When the Asian financial crisis rocked China in 1998, Zhu Rongji raised morale by vowing to keep growth at 8%. 

The current prime minister, Li Qiang, is weak by comparison. 

Installed in March, he owes his position entirely to Mr Xi. 

His brief—safeguarding prosperity—remains important. 

But it often plays second fiddle to safeguarding security, broadly defined. 

Mr Li is energetic and informed. 

Still, he sees the State Council (China’s cabinet) as a mere implementer of the party’s ideas, rather than a source of them, according to Wu Guoguang of Stanford University.

The once-bubbly property market is perhaps the biggest concern. 

It has been in a slump since mid-2021, when regulatory limits on excessive borrowing by developers began to bite, pushing Evergrande and others into default. 

Those limits were not merely a technocratic measure. 

They were part of a fierce, quasi-ideological campaign summed up by Mr Xi’s slogan: “Housing is for living in, not for speculation”.

That campaign has succeeded only too well. 

Sales of flats in August were 47% below their level in August 2019. 

Until the market stabilises, the economy will remain vulnerable. 

But recalibrating an ideological campaign is difficult. 

Regulators have loosened the definition of a first-time homebuyer, allowing more people to benefit from easier mortgage terms. 

They have lowered the cash down-payment people must provide. 

Some cities have removed price controls on flats. 

The 24-person Politburo, which helps set policy, dropped Mr Xi’s slogan from its communiqué in July.

But neither Mr Xi nor his underlings can easily admit that his campaign went too far. 

Nor can they loudly champion an alternative slogan that might rally the market without raising eyebrows. 

The impact on sentiment therefore lingers. 

On September 22nd Evergrande said that disappointing sales had forced it to delay a debt-restructuring plan. 

Trading in Evergrande’s shares was suspended on September 28th after Bloomberg revealed that the group’s chairman, Hui Ka Yan, is under police surveillance. 

The well-connected Mr Hui is both an author of the group’s misfortune and key to its recovery. 

None of this will inspire confidence in the viability of other distressed developers.

China’s successful stimulus effort in 2008 was spearheaded not by officials in Beijing but by local governments. 

By the time Mr Xi came to power, the successes of this model had been overshadowed by excesses. 

Local governments had previously competed with each other to promote growth within tight fiscal constraints imposed by the central government. 

The stimulus upset this delicate political balance. 

Local governments borrowed heavily through off-balance-sheet “financing vehicles”, freeing them from their fiscal straitjacket and allowing them to make more expensive mistakes. 

Their appetite for debt has proved tenacious. 

These vehicles now owe about 60trn yuan (over $8trn), says Goldman Sachs, a bank.

Mr Xi has been determined to keep local governments on a tighter financial leash. 

That means they are in no position to lead another round of stimulus. 

The central government could instead do more itself. 

Some economists have urged it to provide consumption vouchers or handouts to the poor. 

But the state seems reluctant to help households directly.



This may reflect the view that alternative methods of boosting the economy, such as public investment or tax cuts, pack a double punch: they help stimulate demand and also improve the supply side of the economy, by building infrastructure or spurring entrepreneurial vigour. 

The lack of enthusiasm for handouts may also reflect Mr Xi’s personal distaste for “welfarism”, which, he warns, leads to laziness.

In recent weeks China’s government has begun to respond more forcefully to the slowdown. 

It has extended a tax break for people trading in their old homes for better ones. 

It has talked about renovating so-called “urban villages”, once-rural plots swallowed up by China’s big cities as they expanded outward. 

In August alone, local and central governments between them issued bonds worth about 1.2trn yuan ($165bn), more than twice the average for the first seven months of the year.


The economy also seems to be bottoming out.
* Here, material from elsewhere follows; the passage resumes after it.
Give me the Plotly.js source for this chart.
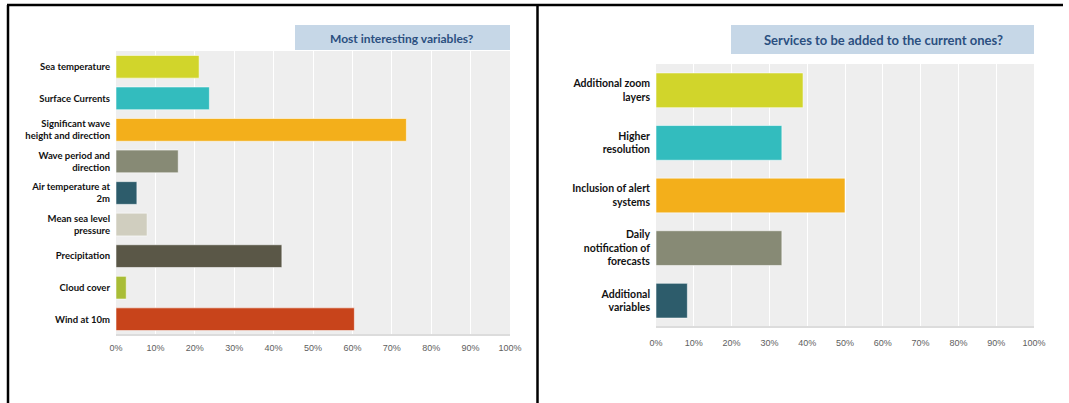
<!DOCTYPE html>
<html>
<head>
<meta charset="utf-8">
<script src="https://cdn.plot.ly/plotly-3.0.1.min.js"></script>
<style>
html,body{margin:0;padding:0;background:#fff;}
#chart{width:1069px;height:403px;}
</style>
</head>
<body>
<div id="chart"></div>
<script>
// ---- Data ----
const leftTitle = "Most interesting variables?";
const leftCategories = [
  "Sea temperature",
  "Surface Currents",
  "Significant wave<br>height and direction",
  "Wave period and<br>direction",
  "Air temperature at<br>2m",
  "Mean sea level<br>pressure",
  "Precipitation",
  "Cloud cover",
  "Wind at 10m"
];
const leftValues = [21.1, 23.7, 73.7, 15.8, 5.3, 7.9, 42.1, 2.6, 60.5];
const leftColors = ["#d1d52b", "#33bcbe", "#f3af1b", "#878a75", "#2d5c6b", "#d0cebf", "#5a5747", "#a9bd36", "#c8441b"];

const rightTitle = "Services to be added to the current ones?";
const rightCategories = [
  "Additional zoom<br>layers",
  "Higher<br>resolution",
  "Inclusion of alert<br>systems",
  "Daily<br>notification of<br>forecasts",
  "Additional<br>variables"
];
const rightValues = [38.9, 33.3, 50.0, 33.3, 8.3];
const rightColors = ["#d1d52b", "#33bcbe", "#f3af1b", "#878a75", "#2d5c6b"];

const tickVals = [0, 10, 20, 30, 40, 50, 60, 70, 80, 90, 100];
const tickText = ["0%", "10%", "20%", "30%", "40%", "50%", "60%", "70%", "80%", "90%", "100%"];

// ---- Layout helpers ----
const W = 1069, H = 403;
const px = x => x / W;
const py = y => 1 - y / H;

const labelFontL = {family: "Lato, 'Open Sans', sans-serif", size: 9.5, color: "#111", weight: 700};
const labelFontR = {family: "Lato, 'Open Sans', sans-serif", size: 10.5, color: "#111", weight: 700};
const tickFont = {family: "'Liberation Sans', Arial, sans-serif", size: 9, color: "#5e5e5e"};
const titleFont = {family: "Lato, 'Open Sans', sans-serif", size: 12, color: "#2b4f80", weight: 700};

const traces = [
  {
    type: "bar", orientation: "h",
    x: leftValues, y: leftCategories,
    xaxis: "x", yaxis: "y",
    width: 0.72,
    marker: {color: leftColors, line: {color: "rgba(255,255,255,0.55)", width: 1}},
    hoverinfo: "skip"
  },
  {
    type: "bar", orientation: "h",
    x: rightValues, y: rightCategories,
    xaxis: "x2", yaxis: "y2",
    width: 0.66,
    marker: {color: rightColors, line: {color: "rgba(255,255,255,0.55)", width: 1}},
    hoverinfo: "skip"
  }
];

function xAxis(domain, anchor, standoff) {
  return {
    domain: domain, anchor: anchor,
    range: [0, 100], fixedrange: true,
    tickvals: tickVals, ticktext: tickText,
    tickfont: tickFont,
    showgrid: true, gridcolor: "#ffffff", gridwidth: 1,
    zeroline: false, showline: false, ticks: "",
    ticklabelstandoff: standoff
  };
}
function yAxis(domain, anchor, font) {
  return {
    domain: domain, anchor: anchor,
    type: "category", autorange: "reversed", fixedrange: true,
    tickfont: font, ticks: "", showgrid: false,
    zeroline: false, showline: false, ticklabelstandoff: 5
  };
}

const layout = {
  width: W, height: H,
  margin: {l: 0, r: 0, t: 0, b: 0},
  paper_bgcolor: "#ffffff",
  plot_bgcolor: "#eeeeee",
  showlegend: false,
  xaxis: xAxis([px(116), px(510)], "y", 6),
  yaxis: yAxis([py(335), py(51)], "x", labelFontL),
  xaxis2: xAxis([px(656), px(1034)], "y2", 9),
  yaxis2: yAxis([py(327), py(64)], "x2", labelFontR),
  shapes: [
    // frame lines
    {type: "line", xref: "paper", yref: "paper", x0: px(7), x1: px(1063), y0: py(5), y1: py(5), line: {color: "#000", width: 2.5}},
    {type: "line", xref: "paper", yref: "paper", x0: px(8), x1: px(8), y0: py(5), y1: py(403), line: {color: "#000", width: 2.5}},
    {type: "line", xref: "paper", yref: "paper", x0: px(537.5), x1: px(537.5), y0: py(5), y1: py(403), line: {color: "#000", width: 2.5}},
    // title boxes
    {type: "rect", xref: "paper", yref: "paper", x0: px(295), x1: px(510), y0: py(50), y1: py(25), fillcolor: "#c6d7e7", line: {width: 0}, layer: "below"},
    {type: "rect", xref: "paper", yref: "paper", x0: px(731), x1: px(1034), y0: py(54), y1: py(25), fillcolor: "#c6d7e7", line: {width: 0}, layer: "below"},
    // bottom baselines
    {type: "line", xref: "paper", yref: "paper", x0: px(116), x1: px(510), y0: py(335), y1: py(335), line: {color: "#dcdcdc", width: 2}},
    {type: "line", xref: "paper", yref: "paper", x0: px(656), x1: px(1034), y0: py(327), y1: py(327), line: {color: "#dcdcdc", width: 2}}
  ],
  annotations: [
    {xref: "paper", yref: "paper", x: px(402), y: py(38), text: leftTitle, showarrow: false, font: titleFont, xanchor: "center", yanchor: "middle"},
    {xref: "paper", yref: "paper", x: px(883), y: py(40), text: rightTitle, showarrow: false, font: Object.assign({}, titleFont, {size: 13}), xanchor: "center", yanchor: "middle"}
  ]
};

Plotly.newPlot("chart", traces, layout, {displayModeBar: false, staticPlot: true});
</script>
</body>
</html>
Exports in August were higher than a month before. 

Growth of retail sales and industrial production improved. 

Consumer prices have stopped falling.

China’s economic data have lately begun to exceed diminished expectations (see chart).

To lift those expectations, Mr Xi could devote the next plenum to revising and elucidating his economic philosophy. 

He could promise to give greater priority to the market versus the state, prosperity versus security, opening up versus toughening up. 

In the meantime, his underlings will have to go on muddling through.